A day or so ago I met with a group of friends who had either lived in PNG or were very interested in the country, and I noted some of their comments.

They mentioned that the problems in the country are easy to identify, but their solving is much more difficult, as most practical solutions would likely be unacceptable to the present-day educated elites.

The Australian government of course can’t just step in, that time has well and truly passed. Neither does it have the resources to pour in to outbid the Chinese in the race for influence. The damage was done years ago with the look north policy of the PNG government, and prior to this with the sellout of West New Guinea. The Indonesians would not relish the idea of Australia once more being their adjacent neighbour on the island of New Guinea. Much better options for PNG and Australia were all there in the early 1960s, but that time is passed.

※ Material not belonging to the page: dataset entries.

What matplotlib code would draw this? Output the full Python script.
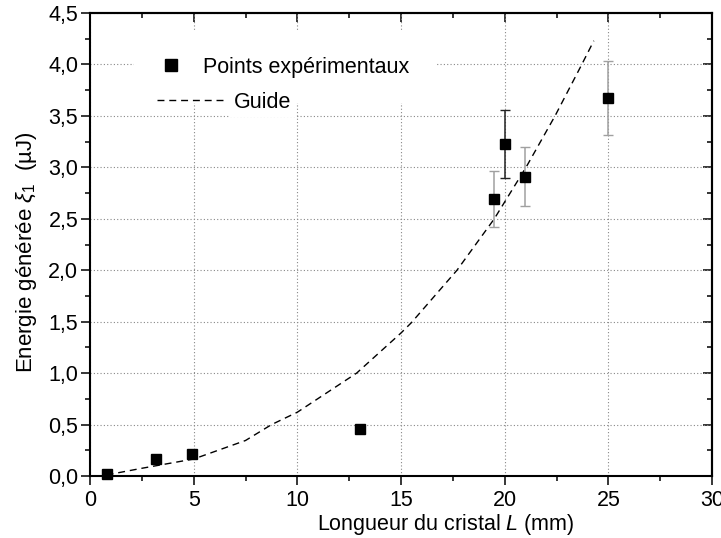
import matplotlib
matplotlib.use('Agg')
import matplotlib.pyplot as plt
from matplotlib.ticker import MultipleLocator, FuncFormatter
from matplotlib.lines import Line2D

plt.rcParams['font.family'] = ['Liberation Sans', 'DejaVu Sans']
plt.rcParams['mathtext.fontset'] = 'custom'
plt.rcParams['mathtext.rm'] = 'Liberation Sans'
plt.rcParams['mathtext.it'] = 'Liberation Sans:italic'

# experimental points
length_mm = [0.8, 3.2, 4.9, 13.0, 19.5, 20.0, 21.0, 25.0]
energy_uj = [0.02, 0.165, 0.21, 0.455, 2.69, 3.23, 2.91, 3.67]
energy_err = [0, 0, 0, 0, 0.27, 0.33, 0.29, 0.36]
err_colors = ['#a0a0a0', '#a0a0a0', '#a0a0a0', '#a0a0a0',
              '#a0a0a0', '#222222', '#a0a0a0', '#a0a0a0']

# guide curve
guide_x = [0.8, 2.5, 5.0, 7.5, 8.76, 10.0, 12.86, 15.0, 15.5, 17.7,
           19.5, 21.03, 22.43, 23.72, 24.3]
guide_y = [0.01, 0.075, 0.165, 0.345, 0.5, 0.62, 1.0, 1.39, 1.49, 2.0,
           2.5, 3.0, 3.5, 4.0, 4.23]

fig = plt.figure(figsize=(7.21, 5.38), dpi=100)
ax = fig.add_axes([90 / 721, 62 / 538, 622 / 721, 463 / 538])

ax.grid(True, which='major', linestyle=(0, (1, 2)), color='#888888', linewidth=0.8)
ax.set_axisbelow(True)

guide, = ax.plot(guide_x, guide_y, color='black', linewidth=1.0,
                 dashes=(5, 3.5), zorder=3)

for x, y, e, c in zip(length_mm, energy_uj, energy_err, err_colors):
    if e > 0:
        ax.errorbar(x, y, yerr=e, fmt='none', ecolor=c, elinewidth=1.1,
                    capsize=3.6, capthick=1.0, zorder=4)
pts, = ax.plot(length_mm, energy_uj, 's', color='black', markersize=7,
               linestyle='none', zorder=5, clip_on=False)

ax.set_xlim(0, 30)
ax.set_ylim(0, 4.5)
ax.xaxis.set_major_locator(MultipleLocator(5))
ax.xaxis.set_minor_locator(MultipleLocator(2.5))
ax.yaxis.set_major_locator(MultipleLocator(0.5))
ax.yaxis.set_minor_locator(MultipleLocator(0.25))
ax.yaxis.set_major_formatter(FuncFormatter(lambda v, p: f'{v:.1f}'.replace('.', ',')))
ax.xaxis.set_major_formatter(FuncFormatter(lambda v, p: f'{v:.0f}'))

ax.tick_params(which='major', direction='out', length=6.5, width=1.1,
               labelsize=15.5, pad=2)
ax.tick_params(which='minor', direction='out', length=3.5, width=1.1)
ax.tick_params(axis='x', which='major', pad=3.5)
for s in ax.spines.values():
    s.set_linewidth(1.5)

# mirrored ticks pointing inward on top and right
top = ax.secondary_xaxis('top')
top.xaxis.set_major_locator(MultipleLocator(5))
top.xaxis.set_minor_locator(MultipleLocator(2.5))
top.tick_params(which='major', direction='in', length=6.5, width=1.1, labeltop=False)
top.tick_params(which='minor', direction='in', length=3.5, width=1.1)
top.spines['top'].set_linewidth(1.5)
right = ax.secondary_yaxis('right')
right.yaxis.set_major_locator(MultipleLocator(0.5))
right.yaxis.set_minor_locator(MultipleLocator(0.25))
right.tick_params(which='major', direction='in', length=6.5, width=1.1, labelright=False)
right.tick_params(which='minor', direction='in', length=3.5, width=1.1)
right.spines['right'].set_linewidth(1.5)

ax.set_xlabel(r'Longueur du cristal $\mathit{L}$ (mm)', fontsize=15.5)
ax.set_ylabel(r'Energie générée $\xi_1$  (µJ)', fontsize=16)
ax.xaxis.set_label_coords((446 - 90) / 622, -0.077)
ax.yaxis.set_label_coords((39 - 90) / 622, (476 - 252) / 463)

# legend, two entries placed like the original
def px(x, y):
    return ((x - 90) / 622, (476 - y) / 463)

leg1 = ax.legend([Line2D([], [], marker='s', color='black', linestyle='none',
                         markersize=8.5)],
                 ['Points expérimentaux'], loc='center left',
                 bbox_to_anchor=px(134, 67), fontsize=15.5, handlelength=1.0,
                 handletextpad=1.0, borderpad=1.2, borderaxespad=0,
                 frameon=True, fancybox=False, framealpha=1,
                 facecolor='white', edgecolor='none')
ax.add_artist(leg1)
leg2 = ax.legend([Line2D([], [], color='black', linewidth=1.0, dashes=(5, 3.5))],
                 ['Guide'], loc='center left', bbox_to_anchor=px(157, 102),
                 fontsize=15.5, handlelength=3.2, handletextpad=0.36,
                 borderpad=0, borderaxespad=0, frameon=False)
leg2.get_texts()[0].set_bbox(dict(facecolor='white', edgecolor='none', pad=3))

fig.savefig('out.png', dpi=100)
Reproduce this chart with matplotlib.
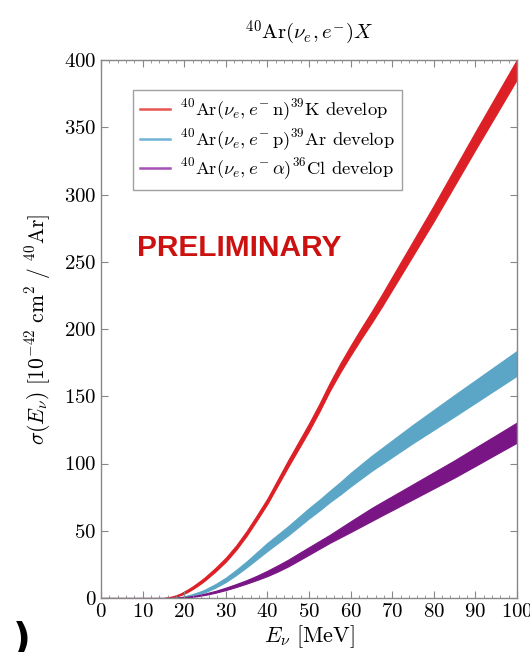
import matplotlib
matplotlib.use("Agg")
import matplotlib.pyplot as plt
from matplotlib.lines import Line2D
from matplotlib.ticker import MultipleLocator
import numpy as np

plt.rcParams['mathtext.fontset'] = 'cm'
plt.rcParams['font.family'] = 'serif'
plt.rcParams['font.serif'] = ['cmr10', 'DejaVu Serif']
plt.rcParams['axes.formatter.use_mathtext'] = True

# ---- data ----
energy = [0, 10, 15, 16, 17, 18, 19, 20, 21, 22, 23, 24, 25,
          27.5, 30, 32.5, 35, 37.5, 40, 42.5, 45, 47.5, 50, 52.5, 55, 57.5, 60, 62.5, 65, 67.5,
          70, 75, 80, 85, 90, 95, 100]

n_center = [0, 0, 0, 0.3, 0.8, 1.5, 2.6, 4, 5.7, 7.6, 9.7, 11.9, 14.3,
            21, 28.5, 37.5, 48, 59.8, 72, 86, 100, 113.5, 127, 141.5, 157, 171, 184, 196.5, 208.5, 221,
            234, 260, 286, 313, 340, 366.5, 393]
n_half = [0, 0, 0, 0.2, 0.3, 0.5, 0.6, 0.8, 0.9, 1.0, 1.1, 1.15, 1.2,
          1.35, 1.5, 1.65, 1.8, 1.9, 2.0, 2.25, 2.5, 2.65, 2.8, 2.9, 3.0, 3.3, 3.6, 3.9, 4.2, 4.5,
          4.8, 5.3, 5.8, 6.2, 6.6, 7.0, 7.3]

p_center = [0, 0, 0, 0, 0, 0.2, 0.5, 1, 1.6, 2.4, 3.3, 4.2, 5.3,
            9, 13.5, 19, 25, 31.5, 38, 44, 50, 56.5, 63, 69, 75.5, 81.5, 88, 94, 100, 105.5,
            111, 122, 132.5, 143, 153.5, 164, 174.5]
p_half = [0, 0, 0, 0, 0, 0.1, 0.2, 0.3, 0.4, 0.5, 0.65, 0.8, 1.0,
          1.3, 1.6, 1.9, 2.2, 2.6, 3.0, 3.2, 3.4, 3.6, 3.8, 4.0, 4.2, 4.6, 5.0, 5.3, 5.6, 5.9,
          6.2, 6.8, 7.4, 8.0, 8.4, 8.8, 9.2]

a_center = [0, 0, 0, 0, 0, 0.1, 0.3, 0.5, 0.8, 1.2, 1.6, 2.2, 2.8,
            4.6, 6.8, 9.3, 12, 15, 18.3, 22, 26, 30.5, 35, 39.5, 44, 48.5, 53, 57.5, 62, 66.3,
            70.5, 79, 87.5, 96, 105, 114, 123]
a_half = [0, 0, 0, 0, 0, 0.05, 0.1, 0.2, 0.25, 0.3, 0.35, 0.4, 0.5,
          0.7, 0.9, 1.1, 1.3, 1.6, 2.0, 2.3, 2.5, 2.7, 2.8, 2.9, 3.0, 3.5, 4.0, 4.4, 4.8, 5.0,
          5.2, 5.6, 6.0, 6.4, 6.8, 7.1, 7.5]

labels = [r'$^{40}\mathrm{Ar}(\nu_e, e^{-}\,\mathrm{n})^{39}\mathrm{K}$ develop',
          r'$^{40}\mathrm{Ar}(\nu_e, e^{-}\,\mathrm{p})^{39}\mathrm{Ar}$ develop',
          r'$^{40}\mathrm{Ar}(\nu_e, e^{-}\,\alpha)^{36}\mathrm{Cl}$ develop']
band_colors = ['#dc2026', '#5ba6c6', '#7a1585']
legend_colors = ['#e85550', '#6fb2d6', '#a550b5']

fig = plt.figure(figsize=(5.30, 6.52), dpi=100)
ax = fig.add_axes([101/530, 1 - 598/652, (517-101)/530, (598-60)/652])

E = np.array(energy)
for c, h, col in [(n_center, n_half, band_colors[0]),
                  (p_center, p_half, band_colors[1]),
                  (a_center, a_half, band_colors[2])]:
    c = np.array(c); h = np.array(h)
    ax.fill_between(E, c - h, c + h, color=col, lw=0.8, edgecolor=col)

ax.set_xlim(0, 100)
ax.set_ylim(0, 400)
ax.xaxis.set_major_locator(MultipleLocator(10))
ax.xaxis.set_minor_locator(MultipleLocator(2))
ax.yaxis.set_major_locator(MultipleLocator(50))
ax.tick_params(which='both', direction='in', top=True, right=True, color='#888888')
ax.tick_params(which='major', length=5, labelsize=15)
ax.tick_params(which='minor', length=2.5)
for s in ax.spines.values():
    s.set_color('#888888')
    s.set_linewidth(1.0)

ax.set_title(r'$^{40}\mathrm{Ar}(\nu_e, e^{-})X$', fontsize=15, pad=15)
ax.set_xlabel(r'$E_\nu\ [\mathrm{MeV}]$', fontsize=16, labelpad=2)
ax.set_ylabel(r'$\sigma(E_\nu)\ [10^{-42}\ \mathrm{cm}^2\ /\ ^{40}\mathrm{Ar}]$', fontsize=15.5, labelpad=8)

handles = [Line2D([0], [0], color=col, lw=1.8) for col in legend_colors]
leg = ax.legend(handles, labels, loc='upper left', bbox_to_anchor=(0.077, 0.944),
                borderaxespad=0, fontsize=13.4, frameon=True, fancybox=False, edgecolor='#888888',
                handlelength=1.6, borderpad=0.4, labelspacing=0.22, handletextpad=0.5)
leg.get_frame().set_linewidth(1.0)

ax.text(8.7, 260, 'PRELIMINARY', color='#cc1111', fontsize=21.5, fontweight='bold',
        family='Liberation Sans', va='center', ha='left')

fig.text(0.025, -0.01, ')', fontsize=28, fontweight='bold', family='DejaVu Sans',
         ha='left', va='bottom')

fig.savefig('out.png', dpi=100)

The group felt that the present elections in PNG would solve very little. The best that can be hoped for is some sort of decisive result that eliminates as many destabilising and psychopathic candidates as possible. We had one particular gentleman in mind.

Early reports from the Southern Highlands indicate that O’Neill will certainly be re-elected with a massive majority, and Somare, now referred to as the old man, will be comfortably returned to his old seat – thus PNG will be back just where it was six months ago. One of us quoted a commentator who said: “ God Bless New Guinea!”

It was felt by us all that the electoral roll like the census is highly questionable. The true population of PNG is more likely to be around 8 million. This would leave more than a million people not accounted for.  The PNG government should give serious consideration to the population explosion in their country. We considered that family planning measures must be given top priority as government policy in the country. One person said that the Catholic Church should be politely sidestepped on this issue.

The following measures for consideration were put forward:

There should be a total revamp of the once proud police force (now a tattered and largely disgraced image of its former self).

An expatriate deputy principal should be appointed in as many schools as possible in the country (the average grade X student today is at least two grades worse than his or her counterpart of thirty years ago – he or she would not rate for reading and comprehension against a good 11- year-old Australian student).

Every government department should be subjected to intensive auditing.

Public service conditions must be revised and dismissal made much easier for misconduct (although care would be needed to ensure that this was not used to facilitate nepotism). The dismissal process in practice in the private sector is the reason why performance in middle management in this area is so much better than in the lax public sector.

Everyone in this small group has many friends in PNG and we all want the best for the country.